Updated

A battle over beer is brewing on Capitol Hill.

And it's about ... what else? Taxes.

Driving the fight are small, independent craft brewers, who are growing in both size and popularity in the United States – so much, that beer giant Budweiser spent $9 million on a Super Bowl ad this year mocking the craft beer phenom. Now, the "pumpkin peach ale" producers have their own lobbyists and are enlisting home-district members of Congress to sponsor legislation cutting the excise tax on their sudsy creations.

Co-sponsored by Sens. Susan Collins, R-Maine, and Ben Cardin, D-Md., the Small BREW Act would cut what they say is a burdensome tax on craft brewers who need to invest in production facilities and hire more workers. The federal tax, first levied on brewers during the 19th century as a way to pay for the Civil War, is one of the “hidden” levies directly collected from producers and importers, but is more or less reflected in the retail price. It applies to all brewers, but the craft beer industry wants it to be cut specifically for them.

“We’re making an American product – not many manufacturers in the United States these days can make that claim,” said Bob Pease, president and CEO of the Brewers Association, which for 10 years has represented the craft beer industry.

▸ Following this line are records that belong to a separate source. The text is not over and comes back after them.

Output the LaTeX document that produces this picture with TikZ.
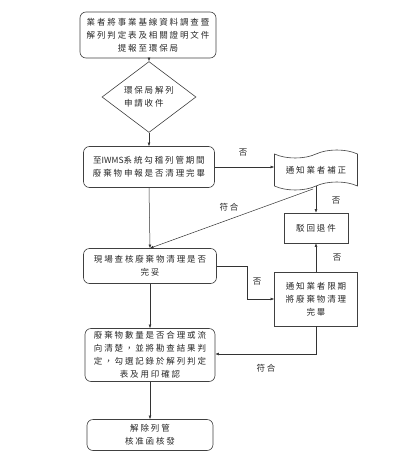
\documentclass[tikz,border=0pt]{standalone}
\usepackage{fontspec}
\setmainfont{Noto Sans CJK TC}[LetterSpace=22]
\newfontfamily\tightfont{Noto Sans CJK TC}
\usetikzlibrary{arrows.meta,shapes.geometric,shapes.symbols}
\tikzset{
  txt/.style={font=\fontsize{8.5}{13}\selectfont, text=black!85, align=center, inner sep=0pt},
  rbox/.style={txt, draw=black!75, line width=0.6pt, rounded corners=6pt},
  sbox/.style={txt, draw=black!75, line width=0.6pt},
  conn/.style={draw=black!80, line width=0.5pt, -{Latex[length=3.5pt,width=2.8pt]}},
  lab/.style={font=\fontsize{8.5}{10}\selectfont, text=black!85, inner sep=0pt}
}
\begin{document}
\begin{tikzpicture}[x=1pt,y=-1pt]
\useasboundingbox (0,0) rectangle (417,455);
\node[rbox, minimum width=136pt, minimum height=46pt] (b1) at (148,35) {業者將事業基線資料調查暨\\解列判定表及相關證明文件\\提報至環保局};
\node[txt, draw=black!75, line width=0.6pt, diamond, minimum width=94pt, minimum height=57pt, align=left] (d1) at (149,97) {環保局解列\\申請收件};
\node[rbox, minimum width=131pt, minimum height=41pt] (b2) at (149,167) {至{\tightfont IWMS}系統勾稽列管期間\\廢棄物申報是否清理完畢};
\node[txt, draw=black!75, line width=0.6pt, tape, tape bend top=in and out, tape bend bottom=in and out, tape bend height=8pt, minimum width=83pt, minimum height=40pt] (w1) at (316,170) {通知業者補正};
\node[sbox, minimum width=64pt, minimum height=30pt] (r1) at (316,228) {駁回退件};
\node[rbox, minimum width=133pt, minimum height=35pt] (b3) at (150,266) {現場查核廢棄物清理是否\\完妥};
\node[sbox, minimum width=83pt, minimum height=54pt] (r2) at (316,299) {通知業者限期\\將廢棄物清理\\完畢};
\node[rbox, minimum width=130pt, minimum height=53pt] (b4) at (150,355) {廢棄物數量是否合理或流\\向清楚，並將勘查結果判\\定，勾選記錄於解列判定\\表及用印確認};
\node[rbox, minimum width=126pt, minimum height=31pt] (b5) at (150,435) {解除列管\\核准函核發};
\coordinate (c1) at (247,266);
\coordinate (c2) at (316,354);
\coordinate (c3) at (313,189);
\draw[conn] (b1.south -| d1.north) -- (d1.north);
\draw[conn] (d1.south) -- (b2.north -| d1.south);
\draw[conn] (b2.east) -- (b2.east -| w1.west);
\draw[conn] (w1.south) -- (r1.north);
\draw[conn] (c3) -- (b3.north);
\draw[conn] (b2.south) -- (b3.north);
\draw[conn] (b3.east) -- (c1) |- (r2.west);
\draw[conn] (r2.north) -- (r1.south);
\draw[conn] (r2.south) -- (c2) -- (c2 -| b4.east);
\draw[conn] (b3.south) -- (b4.north);
\draw[conn] (b4.south) -- (b5.north);
\node[lab] (l1) at (243,153) {否};
\node[lab] (l2) at (336,201) {否};
\node[lab] (l3) at (229,207) {符合};
\node[lab] (l4) at (257,282) {否};
\node[lab] (l5) at (337,258) {否};
\node[lab] (l6) at (266,368) {符合};
\end{tikzpicture}
\end{document}
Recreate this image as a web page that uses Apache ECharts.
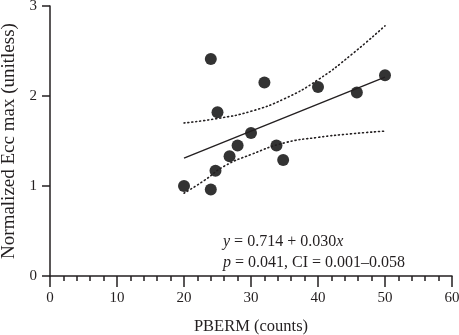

He says there are 3,200 independent brew pubs and breweries in the U.S. today, compared with about 40 in the mid-1980s. He says the U.S. “by far” has more craft operations than any other country.

“All of that hasn’t been driven by the association, but by the American beer drinker who wants something from their beer that they weren’t getting from light lager,” Pease told FoxNews.com. “Many of these brewers can’t make enough to satisfy demand. What they have to do is grow their production, the ability to make more beer.”

To do that, the brewers want taxes cut.

But they're not about to tap the keg yet. Big-beer behemoths oppose efforts to carve out special treatment for the craft movement and have a competing bill in Congress.

A representative with the Beer Institute, which represents some of the big-beer companies, said while they don’t mind adjusting the tax rate down for the little guy, they want to cut the rate across the board -- including for the giants and importers, which are left out of Collins-Cardin legislation.

The institute comprises MillerCoors, Heineken USA, Constellation and others, as well as AB InBev. The latter became the biggest beer company in the world, after American producer Anheuser-Busch was acquired by the Brazilian-Belgian giant InBev in 2008. Together, they represent a $245 billion industry with 2,800 breweries and 2 million jobs worldwide.

Under the current excise tax structure, brewers who produce up to 2 million barrels a year pay $7 a barrel on the first 60,000 barrels produced, and $18 on all barrels after that. The Small BREW Act offers a tiered system so producers would pay only $3.50 on the first 60,000 and $16 per barrel up to 2 million. Anything over that would be the normal $18 per barrel. To be eligible for these breaks, however, brewers have to produce 6 million or fewer barrels a year. The major producers like AB ImBev, for example, far exceed that threshold; whereas most craft brewers fall under the 60,000-barrel threshold.

A competing bill in the House, the Fair Beer Act, sponsored by Reps. Steve Womack, R-Ark., and Ron Kind, D-Wis., is supported by the Beer Institute and would eliminate any cap, making all brewers eligible for breaks. It would completely eliminate the tax on the first 7,143 barrels, and then charge $3.50 for up to 60,000 barrels; $16 for 60,001 to 2 million; and after that, $18 per barrel. Their legislation would also extend tax cuts to the importers. The Beer Institute says 90 percent of small brewers would have their taxes wiped out because they fall under the 7,143 threshold.

Major players would only get tax cuts worth “pennies on the barrel,” said Beer Institute President and CEO Jim McGreevy, but at least it would be something. “The significant tax relief in our bill would go to the small brewers,” he told FoxNews.com, but “it’s fair and it’s equitable and comprehensive” and doesn’t leave anyone out.

Pease, though, said the Small BREW act targets the little guys because they need the help and, he contends, the multinational corporations that have breweries overseas employing foreign workers do not.

“Our bill is centered on supporting American-headquartered companies, creating American jobs, here at home,” he said. “This is one meager step to level the playing field that is heavily tilted to [Big Beer’s] advantage.”